A practical approach is to keep one reviewed medication list as your personal medication source of truth. Later, when you receive a new discharge medication list, pharmacy list, portal list, paper record, or care summary, compare the new list against your saved list to check whether anything appears added, removed, or changed.

MedRec 2.0 does not decide whether a medication change is right or wrong. It helps show possible differences so you can ask better questions and review them with your clinician, pharmacist, nurse, or caregiver.

How to use it

  1. Start with the medication list you trust most.
  2. Type, dictate, or paste medication orders only.
  3. Use your phone's text scan/OCR feature if you are working from paper.
  4. Do not paste names, dates of birth, addresses, phone numbers, medical record numbers, Social Security numbers, or other identifiers.
  5. Compare your saved list with a new medication list when you receive one.
  6. Print or export the result if you want a copy for an appointment or your records.
  7. Review any differences with your care team before making medication changes.
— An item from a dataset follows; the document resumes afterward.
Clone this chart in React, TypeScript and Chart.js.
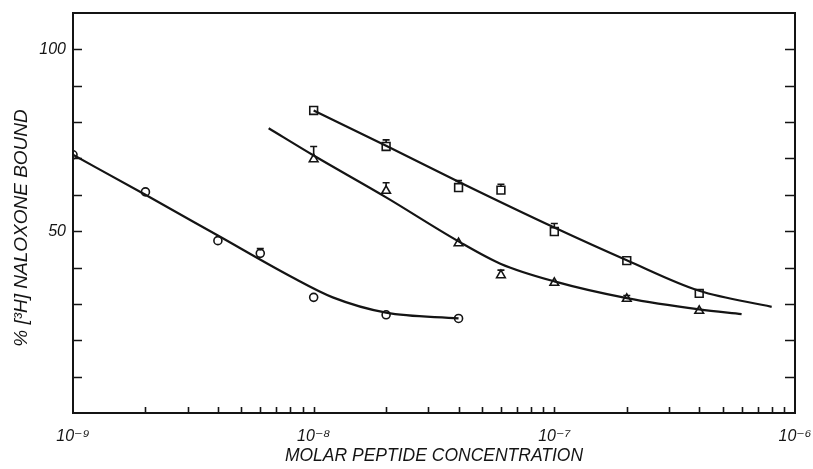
import React, { useEffect, useRef } from "react";
import { Chart, registerables } from "chart.js";

Chart.register(...registerables);

// ---- Measured data (molar concentration, % bound) ----
const circleX = [1e-9, 2e-9, 4e-9, 6e-9, 1e-8, 2e-8, 4e-8];
const circleY = [71.0, 60.8, 47.4, 43.9, 31.8, 27.0, 26.0];
const circleErr = [null, null, null, 45.2, null, null, null];

const triangleX = [1e-8, 2e-8, 4e-8, 6e-8, 1e-7, 2e-7, 4e-7];
const triangleY = [69.8, 61.1, 46.7, 37.9, 35.8, 31.4, 28.1];
const triangleErr = [73.3, 63.3, null, 39.3, null, 32.3, null];

const squareX = [1e-8, 2e-8, 4e-8, 6e-8, 1e-7, 2e-7, 4e-7];
const squareY = [83.2, 73.3, 62.0, 61.3, 49.9, 41.9, 32.9];
const squareErr = [null, 75.1, 63.9, 62.9, 52.1, null, null];

// ---- Fitted curves ----
const circleFitX = [1e-9, 2e-9, 4e-9, 8e-9, 1.2e-8, 2e-8, 4e-8];
const circleFitY = [71.0, 60.0, 48.8, 37.6, 31.8, 27.6, 26.0];

const triangleFitX = [6.5e-9, 1e-8, 2e-8, 4e-8, 6e-8, 1e-7, 2e-7, 4e-7, 6e-7];
const triangleFitY = [78.3, 70.8, 59.3, 47.2, 41.0, 36.2, 31.6, 28.5, 27.2];

const squareFitX = [1e-8, 2e-8, 4e-8, 1e-7, 2e-7, 4e-7, 8e-7];
const squareFitY = [83.2, 73.5, 63.6, 51.0, 42.0, 33.6, 29.2];

// ---- Axes ----
const xMin = 1e-9;
const xMax = 1e-6;
const xDecades = [1e-9, 1e-8, 1e-7, 1e-6];
const xDecadeLabels = ["10\u207B\u2079", "10\u207B\u2078", "10\u207B\u2077", "10\u207B\u2076"];
const xMinorMultipliers = [1, 2, 3, 4, 5, 6, 7, 8, 9];
const yMin = 0;
const yMax = 110;
const yTicks = [0, 10, 20, 30, 40, 50, 60, 70, 80, 90, 100, 110];
const yLabelled = [50, 100];
const xTitle = "MOLAR PEPTIDE CONCENTRATION";
const yTitle = "% [\u00B3H] NALOXONE BOUND";

const INK = "#141414";
const FONT = '"Liberation Sans", "DejaVu Sans", sans-serif';

function buildXTicks(): number[] {
  const out: number[] = [];
  for (let d = 0; d < xDecades.length - 1; d++) {
    for (const m of xMinorMultipliers) out.push(m * xDecades[d]);
  }
  out.push(xDecades[xDecades.length - 1]);
  return out;
}

const pts = (xs: number[], ys: number[]) => xs.map((x, i) => ({ x, y: ys[i] }));

export default function App() {
  const ref = useRef<HTMLCanvasElement>(null);

  useEffect(() => {
    const canvas = ref.current;
    if (!canvas) return;
    const xTickValues = buildXTicks();

    const framePlugin = {
      id: "frameTicks",
      afterDraw(chart: any) {
        const { ctx, chartArea: a, scales } = chart;
        const xs = scales.x;
        const ys = scales.y;
        ctx.save();
        ctx.strokeStyle = INK;
        ctx.lineWidth = 2;
        ctx.strokeRect(a.left, a.top, a.right - a.left, a.bottom - a.top);
        ctx.lineWidth = 1.6;
        ctx.beginPath();
        for (const t of ys.ticks) {
          if (t.value <= yMin || t.value >= yMax) continue;
          const py = Math.round(ys.getPixelForValue(t.value)) + 0.5;
          ctx.moveTo(a.left, py);
          ctx.lineTo(a.left + 9, py);
          ctx.moveTo(a.right, py);
          ctx.lineTo(a.right - 10, py);
        }
        for (const t of xs.ticks) {
          const px = Math.round(xs.getPixelForValue(t.value)) + 0.5;
          if (px <= a.left + 2 || px >= a.right - 2) continue;
          ctx.moveTo(px, a.bottom);
          ctx.lineTo(px, a.bottom - 6);
        }
        ctx.stroke();

        // y-axis title
        ctx.fillStyle = INK;
        ctx.font = `italic 19px ${FONT}`;
        ctx.textAlign = "center";
        ctx.textBaseline = "middle";
        ctx.translate(22, 228);
        ctx.rotate(-Math.PI / 2);
        ctx.fillText(yTitle, 0, 0);
        ctx.restore();
      },
    };

    const errorBarPlugin = {
      id: "errorBars",
      afterDatasetsDraw(chart: any) {
        const { ctx, scales } = chart;
        ctx.save();
        ctx.strokeStyle = INK;
        ctx.lineWidth = 1.6;
        chart.data.datasets.forEach((ds: any, di: number) => {
          if (!ds.errUpper) return;
          const meta = chart.getDatasetMeta(di);
          ds.errUpper.forEach((e: number | null, i: number) => {
            if (e == null) return;
            const el = meta.data[i];
            const r = ds.pointRadius || 4;
            const yTop = scales.y.getPixelForValue(e);
            ctx.beginPath();
            ctx.moveTo(el.x, el.y - r * 0.7);
            ctx.lineTo(el.x, yTop);
            ctx.moveTo(el.x - 3.5, yTop);
            ctx.lineTo(el.x + 3.5, yTop);
            ctx.stroke();
          });
        });
        ctx.restore();
      },
    };

    const lineDs = (xs: number[], ys: number[]) => ({
      type: "line" as const,
      data: pts(xs, ys),
      borderColor: INK,
      borderWidth: 2.2,
      pointRadius: 0,
      fill: false,
      cubicInterpolationMode: "monotone" as const,
      showLine: true,
    });
    const markerDs = (xs: number[], ys: number[], err: (number | null)[], style: string, r: number) => ({
      type: "scatter" as const,
      data: pts(xs, ys),
      pointStyle: style,
      pointRadius: r,
      pointBorderWidth: 1.6,
      pointBorderColor: INK,
      pointBackgroundColor: "#ffffff",
      showLine: false,
      errUpper: err,
    });

    const chart = new Chart(canvas, {
      type: "scatter",
      data: {
        datasets: [
          lineDs(circleFitX, circleFitY),
          lineDs(triangleFitX, triangleFitY),
          lineDs(squareFitX, squareFitY),
          markerDs(circleX, circleY, circleErr, "circle", 4),
          markerDs(triangleX, triangleY, triangleErr, "triangle", 5),
          markerDs(squareX, squareY, squareErr, "rect", 5.5),
        ] as any,
      },
      options: {
        responsive: false,
        animation: false,
        devicePixelRatio: 1,
        layout: { padding: { top: 13, right: 18, left: 0, bottom: 0 } },
        plugins: { legend: { display: false }, tooltip: { enabled: false } },
        scales: {
          x: {
            type: "logarithmic",
            min: xMin,
            max: xMax,
            afterBuildTicks: (s: any) => {
              s.ticks = xTickValues.map((v) => ({ value: v }));
            },
            afterFit: (s: any) => {
              s.height = 56;
              s.paddingLeft = 0;
              s.paddingRight = 0;
            },
            grid: { display: false, drawTicks: false },
            border: { display: false },
            ticks: {
              autoSkip: false,
              maxRotation: 0,
              padding: 14,
              color: INK,
              font: { family: FONT, size: 16, style: "italic" },
              callback: (v: any) => {
                const idx = xDecades.findIndex((d) => Math.abs(Math.log10(Number(v)) - Math.log10(d)) < 1e-6);
                return idx >= 0 ? xDecadeLabels[idx] : "";
              },
            },
            title: {
              display: true,
              text: xTitle,
              color: INK,
              font: { family: FONT, size: 17.5, style: "italic" },
              padding: { top: 0, bottom: 2 },
            },
          },
          y: {
            type: "linear",
            min: yMin,
            max: yMax,
            afterBuildTicks: (s: any) => {
              s.ticks = yTicks.map((v) => ({ value: v }));
            },
            afterFit: (s: any) => {
              s.width = 73;
              s.paddingTop = 0;
              s.paddingBottom = 0;
            },
            grid: { display: false, drawTicks: false },
            border: { display: false },
            ticks: {
              autoSkip: false,
              padding: 7,
              color: INK,
              font: { family: FONT, size: 16, style: "italic" },
              callback: (v: any) => (yLabelled.includes(Number(v)) ? String(v) : ""),
            },
          },
        },
      } as any,
      plugins: [framePlugin, errorBarPlugin],
    });

    return () => chart.destroy();
  }, []);

  return (
    <div style={{ position: "fixed", left: 0, top: 0, width: 813, height: 469, background: "#ffffff" }}>
      <canvas ref={ref} width={813} height={469} style={{ display: "block" }} />
    </div>
  );
}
What MedRec 2.0 can help compare

MedRec 2.0 can help compare medication lists from discharge paperwork, pharmacy documents, patient portals, care summaries, facility records, OCR-copied text, pasted text, and dictated medication lists. It is designed to look for possible differences in medication name, dose, route, schedule, added medications, removed medications, and selected caution categories.

What makes a medication order complete?

A complete medication order should tell you what the medication is, how much is taken, how it is taken, how often it is taken, and why it is being used. In plain terms, look for:

If a medication list is missing one of these parts, do not guess. Mark it as a question and review it with a prescriber, pharmacist, nurse, or care team before using it as your personal medication source of truth. These medication order components help with medication reconciliation and support a safer medication list comparison workflow, but this page does not determine whether something is a legally valid medication order.

Important safety note

Do not stop, start, or change a medication based only on MedRec 2.0. Use the comparison as a checklist for questions to review with your prescriber, pharmacist, nurse, or care team.

Privacy note: MedRec 2.0 is designed for medication orders, not identifying information. Avoid entering names, dates of birth, medical record numbers, addresses, phone numbers, Social Security numbers, or other personal identifiers.

MedRec is free to use, requires no login or account, does not request patient identifiers, and does not store medication lists.

FAQ

Can I use MedRec 2.0 for my own medication list?

Yes. You can type, dictate, or paste medication text copied from a phone text scan/OCR feature. Keep a reviewed list as your personal reference list, then compare new lists against it later.

What is a personal medication source of truth?

It is the medication list you believe is most accurate after reviewing it with your care team. You can save or print that list and compare future lists against it.

What should I do if MedRec 2.0 finds a difference?

Do not stop, start, or change a medication based only on the tool. Use the result as a checklist for questions to review with your prescriber, pharmacist, nurse, or care team.

What makes a medication order complete?

For medication list comparison, a complete medication order should include the medication name, dose or amount, route, frequency or schedule, and indication or purpose when available. If any core part is missing or unclear, mark it as a question and review it with a prescriber, pharmacist, nurse, or care team before using it as your personal medication source of truth.

Can I print or save my medication comparison?

Yes. After reviewing the comparison, you can print the results or export them as a PDF if you want a copy for your records or to bring to an appointment.

Can I use a photo of a medication list?

Photo upload is currently disabled. You can use your phone's built-in text scan/OCR feature to copy medication text from a photo or paper list, then paste the medication orders into MedRec 2.0.